Nació
el glorioso San Juan ermitaño en Licópolis de la Tebaida, de padres muy escasos
en bienes de fortuna, y luego que tuvo edad aprendió el oficio de carpintero; más
el Señor, que quería labrarle, le llamó a la soledad, para hacer de él uno de los
varones más santos del desierto de Egipto.
Hízose discípulo de un santo anciano, el
cual descubriendo en aquel mancebo una humildad y obediencia extraordinarias,
en breve, tiempo le hizo adelantar mucho en el camino de la perfección. Un año entero estuvo regando por obediencia
un palo seco, dos veces al día, y procurando mover de su asiento un gran
peñasco que muchos hombres no pudieran mover: y el Señor recompensó su ciega
obediencia, concediéndole después el don de milagros y profecía.
Muerto su santo maestro, pasó Juan cinco
años en diversos monasterios, y luego se fué a una montaña desierta y abriendo en
la peña una celdilla, se encerró en ella, y por espacio de cuarenta años llevó en
este linaje de sepultura una vida de ángel, saboreando anticipadamente las
delicias del cielo. No había hombre más apacible y agradable en el trato que el
santo anacoreta. Jamás permitió que ninguna mujer se llegase a la ventanilla de
su celda: se hizo tan notorio su alto don de profecía, que de las provincias
más apartadas venían a consultarle como a un oráculo del cielo. ¿Quién no se maravillará de ver a sus pies
al general del ejército romano pidiéndole consejo, y oyendo de los labios del
santo: «Confía, hijo, en el Dios de los ejércitos, porque con tus escasas fuerzas,
vencerás?» Y en efecto, la ilustre victoria que alcanzó de los bárbaros etíopes,
acreditó la verdad del vaticinio.
Consultóle también el gran Teodosio sobre el
suceso de la guerra con Máximo; y pronosticóle Juan el glorioso triunfo que
había de alcanzar de aquel tirano. Cuatro
años después mandó el emperador a Eutropio su ministro para saber el éxito de otra
campaña; y el santo respondió: «Ve, y di al emperador que vencerá, pero que sobrevivirá
poco tiempo a la victoria.» Todo lo cual sucedió como el santo profeta lo dijo.
Finalmente,
después de una larga vida de noventa
años llena de profecías y milagros,
sabiendo por divina revelación el día
y hora de su muerte, pidió que en
tres días nadie le llamase, y pasándolos en
oración, entregó su bienaventurado espíritu
en las manos del Creador; y el día
siguiente fué, hallado su sagrado cadáver
puesto de rodillas, y fué sepultado con
la pompa y veneración que su santidad
merecía, llamándose comúnmente el
profeta de Egipto.
Reflexión: Visitó Paladio al santo y apacible
anacoreta, el cual le dijo que sería obispo y que había de padecer grandes trabajos:
«Yo, añadió el santo, cuarenta y ocho
años hace que no pongo los pies fuera de mi celda, y porque en todo este tiempo
no he visto mujer ni moneda alguna, no he sentido ni aun el más leve disgusto.»

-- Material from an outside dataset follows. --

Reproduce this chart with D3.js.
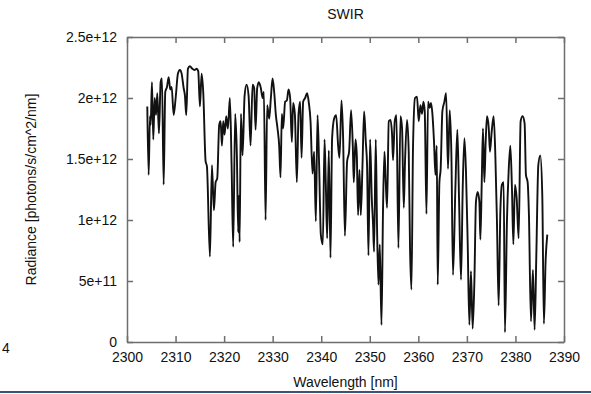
<!DOCTYPE html>
<html>
<head>
<meta charset="utf-8">
<script src="https://cdn.jsdelivr.net/npm/d3@7"></script>
<style>
  body { margin: 0; background: #fff; }
  svg { display: block; font-family: "Liberation Sans", Arial, Helvetica, sans-serif; }
</style>
</head>
<body>
<div id="chart"></div>
<script>
// spectrum (wavelength in nm, radiance in units of 1e12)
const wavelength = [
  2304.18, 2304.46, 2304.73, 2304.87, 2305.14, 2305.41, 2305.70, 2305.97, 2306.24, 2306.58,
  2306.93, 2307.20, 2307.55, 2307.88, 2308.23, 2308.58, 2308.91, 2309.20, 2309.61, 2310.02,
  2310.49, 2310.90, 2311.25, 2311.67, 2311.93, 2312.20, 2312.55, 2312.96, 2313.44, 2313.93,
  2314.34, 2314.67, 2315.02, 2315.37, 2315.70, 2316.19, 2316.46, 2317.08, 2317.49, 2317.90,
  2318.25, 2318.58, 2318.99, 2319.28, 2319.55, 2319.82, 2320.10, 2320.43, 2320.78, 2321.19,
  2321.54, 2321.87, 2322.28, 2322.63, 2322.90, 2323.05, 2323.19, 2323.46, 2323.80, 2324.22,
  2324.63, 2325.04, 2325.45, 2325.86, 2326.19, 2326.48, 2326.81, 2327.16, 2327.57, 2327.92,
  2328.19, 2328.54, 2328.87, 2329.28, 2329.63, 2329.98, 2330.31, 2330.66, 2331.00, 2331.34,
  2331.62, 2331.89, 2332.16, 2332.57, 2332.92, 2333.27, 2333.60, 2333.95, 2334.22, 2334.57,
  2334.98, 2335.33, 2335.66, 2335.95, 2336.28, 2336.69, 2337.10, 2337.45, 2337.80, 2338.21,
  2338.54, 2338.89, 2339.24, 2339.57, 2339.92, 2340.33, 2340.68, 2340.95, 2341.22, 2341.56,
  2341.91, 2342.24, 2342.65, 2343.07, 2343.48, 2343.76, 2344.18, 2344.51, 2344.88, 2345.33,
  2345.74, 2346.15, 2346.50, 2346.71, 2347.06, 2347.33, 2347.59, 2347.88, 2348.15, 2348.50,
  2348.83, 2349.18, 2349.44, 2349.73, 2350.06, 2350.41, 2350.68, 2350.88, 2351.23, 2351.50,
  2351.79, 2352.06, 2352.41, 2352.74, 2353.02, 2353.29, 2353.56, 2353.91, 2354.26, 2354.59,
  2354.79, 2355.14, 2355.49, 2355.90, 2356.32, 2356.65, 2357.00, 2357.26, 2357.67, 2358.02,
  2358.29, 2358.58, 2358.91, 2359.32, 2359.73, 2360.08, 2360.43, 2360.76, 2361.05, 2361.32,
  2361.67, 2362.00, 2362.35, 2362.61, 2362.90, 2363.23, 2363.52, 2363.79, 2363.99, 2364.34,
  2364.60, 2364.95, 2365.37, 2365.72, 2366.11, 2366.46, 2366.81, 2367.14, 2367.63, 2368.04,
  2368.38, 2368.79, 2369.14, 2369.49, 2369.81, 2370.16, 2370.51, 2370.84, 2371.19, 2371.54,
  2371.87, 2372.22, 2372.57, 2372.78, 2373.05, 2373.31, 2373.60, 2373.87, 2374.14, 2374.49,
  2374.75, 2375.10, 2375.51, 2375.86, 2376.19, 2376.54, 2376.89, 2377.22, 2377.57, 2377.84,
  2378.25, 2378.60, 2378.95, 2379.28, 2379.57, 2379.90, 2380.25, 2380.66, 2381.07, 2381.48,
  2381.89, 2382.16, 2382.51, 2382.78, 2383.19, 2383.60, 2383.95, 2384.30, 2384.71, 2385.12,
  2385.53, 2385.86, 2386.21, 2386.56
];
const radianceE12 = [
  1.93, 1.37, 1.85, 1.78, 2.13, 1.66, 2.00, 1.86, 2.04, 1.71,
  2.13, 2.16, 1.29, 2.05, 2.09, 2.17, 2.07, 2.09, 1.86, 2.00,
  2.20, 2.23, 2.20, 2.08, 2.02, 1.86, 2.24, 2.26, 2.24, 2.23,
  2.24, 2.22, 1.93, 2.20, 2.05, 1.48, 1.44, 0.70, 1.45, 1.08,
  1.31, 1.34, 1.78, 1.81, 1.61, 1.81, 1.70, 1.85, 1.75, 2.00,
  1.45, 0.78, 1.87, 1.53, 0.90, 1.20, 0.82, 1.87, 1.53, 2.02,
  2.11, 2.02, 1.61, 2.11, 2.08, 1.74, 2.08, 2.13, 2.08, 2.00,
  2.05, 1.00, 1.94, 1.83, 2.00, 2.16, 2.05, 1.86, 1.75, 1.61,
  1.35, 1.87, 1.75, 1.97, 1.98, 2.07, 2.00, 1.64, 1.96, 1.87,
  1.31, 1.87, 1.97, 1.51, 1.97, 2.00, 2.04, 1.96, 1.81, 1.38,
  1.56, 0.99, 1.86, 1.45, 0.88, 0.80, 1.66, 1.29, 0.85, 1.57,
  0.69, 1.67, 1.83, 1.86, 1.61, 1.51, 1.98, 1.67, 0.87, 1.48,
  1.56, 1.90, 1.61, 1.31, 1.66, 1.53, 1.04, 1.41, 1.04, 1.45,
  1.89, 1.64, 1.45, 0.71, 1.66, 1.18, 0.96, 0.74, 1.66, 0.93,
  0.47, 0.80, 0.14, 1.12, 1.56, 1.31, 1.10, 1.81, 1.82, 1.70,
  1.49, 1.81, 1.86, 0.77, 1.85, 1.75, 1.10, 1.48, 1.82, 1.56,
  0.77, 0.43, 1.61, 2.00, 2.01, 1.81, 1.94, 1.87, 1.97, 1.89,
  1.05, 1.97, 1.92, 1.96, 1.87, 1.64, 1.37, 1.61, 0.47, 1.31,
  1.42, 1.89, 1.97, 2.04, 1.42, 1.90, 1.53, 0.55, 1.26, 1.74,
  1.18, 0.51, 1.26, 1.67, 1.40, 0.82, 0.14, 0.58, 0.11, 0.49,
  1.15, 1.23, 1.15, 0.84, 1.29, 1.75, 1.31, 1.64, 1.85, 1.76,
  1.56, 1.72, 1.85, 1.53, 0.99, 0.30, 1.07, 1.29, 1.31, 0.08,
  0.99, 1.40, 1.61, 1.26, 0.80, 1.29, 1.18, 0.85, 1.81, 1.85,
  1.79, 1.37, 1.31, 1.04, 0.17, 0.59, 0.10, 0.71, 1.45, 1.53,
  1.20, 0.15, 0.66, 0.88
];
const xTicks = [2300, 2310, 2320, 2330, 2340, 2350, 2360, 2370, 2380, 2390];
const yTicks = [0, 5e11, 1e12, 1.5e12, 2e12, 2.5e12];
const yTickLabels = ['0', '5e+11', '1e+12', '1.5e+12', '2e+12', '2.5e+12'];

const width = 591, height = 394;
const margin = { top: 37, right: 27, bottom: 52, left: 127 };
const innerW = width - margin.left - margin.right;
const innerH = height - margin.top - margin.bottom;
const axisColor = '#6e6e6e';

const svg = d3.select('#chart')
  .append('svg')
  .attr('width', width)
  .attr('height', height);

const g = svg.append('g')
  .attr('transform', `translate(${margin.left},${margin.top})`);

const xScale = d3.scaleLinear().domain([2300, 2390]).range([0, innerW]);
const yScale = d3.scaleLinear().domain([0, 2.5e12]).range([innerH, 0]);

// axes, gnuplot style: inward ticks mirrored on all four sides
g.append('g')
  .attr('transform', `translate(0,${innerH})`)
  .call(d3.axisBottom(xScale).tickValues(xTicks).tickFormat(d3.format('d')).tickSizeInner(-6).tickSizeOuter(0).tickPadding(10));

g.append('g')
  .call(d3.axisTop(xScale).tickValues(xTicks).tickFormat('').tickSizeInner(-6).tickSizeOuter(0));

g.append('g')
  .call(d3.axisLeft(yScale).tickValues(yTicks).tickFormat((d, i) => yTickLabels[i]).tickSizeInner(-6).tickSizeOuter(0).tickPadding(10));

g.append('g')
  .attr('transform', `translate(${innerW},0)`)
  .call(d3.axisRight(yScale).tickValues(yTicks).tickFormat('').tickSizeInner(-6).tickSizeOuter(0));

g.selectAll('.domain, .tick line')
  .attr('stroke', axisColor)
  .attr('stroke-width', 1.5);

g.selectAll('.tick text')
  .attr('fill', '#111')
  .style('font-size', '14px')
  .style('font-family', '"Liberation Sans", Arial, sans-serif');

// spectrum line
const points = wavelength.map((w, i) => [w, radianceE12[i] * 1e12]);

g.append('path')
  .datum(points)
  .attr('fill', 'none')
  .attr('stroke', '#111')
  .attr('stroke-width', 1.9)
  .attr('stroke-linejoin', 'round')
  .attr('d', d3.line()
    .x(d => xScale(d[0]))
    .y(d => yScale(d[1]))
    .curve(d3.curveMonotoneX));

// titles
svg.append('text')
  .attr('x', margin.left + innerW / 2)
  .attr('y', 19)
  .attr('text-anchor', 'middle')
  .style('font-size', '14px')
  .attr('fill', '#111')
  .text('SWIR');

svg.append('text')
  .attr('x', margin.left + innerW / 2)
  .attr('y', 387)
  .attr('text-anchor', 'middle')
  .style('font-size', '14px')
  .attr('fill', '#111')
  .text('Wavelength [nm]');

svg.append('text')
  .attr('transform', `translate(36,${margin.top + innerH / 2}) rotate(-90)`)
  .attr('text-anchor', 'middle')
  .style('font-size', '14px')
  .attr('fill', '#111')
  .text('Radiance [photons/s/cm^2/nm]');

// stray tick label from the neighbouring panel and the page rule at the bottom
svg.append('text')
  .attr('x', 2)
  .attr('y', 353)
  .style('font-size', '14px')
  .attr('fill', '#111')
  .text('4');

svg.append('line')
  .attr('x1', 0).attr('x2', width)
  .attr('y1', 392).attr('y2', 392)
  .attr('stroke', '#3a5478')
  .attr('stroke-width', 2);
</script>
</body>
</html>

Brevísimo atajo para llegar a una vida llena de divina consolación reprimir la
codicia del dinero y los deleites sensuales. Estas son las dos raíces
principales de todos los sinsabores
de la vida del hombre. El
corazón de los malos es como un mar que hierve siempre en tormenta; y es porque
está devorado o por la sed de riquezas o por el deseo de goces sensuales.
Reprimámoslos, que vendrá sobre nosotros la paz y la alegría que sobrepuja a todo
sentido y de la cual gozan aun en esta vida los hombres mortificados.
Oración:
Oye, Señor las súplicas que te hacemos en la solemnidad de tu siervo el bienaventurado
Juan, para que los que no confiamos en nuestros méritos seamos ayudados por los
de aquel que tanto te agradó. Por Jesucristo, nuestro Señor. Amén.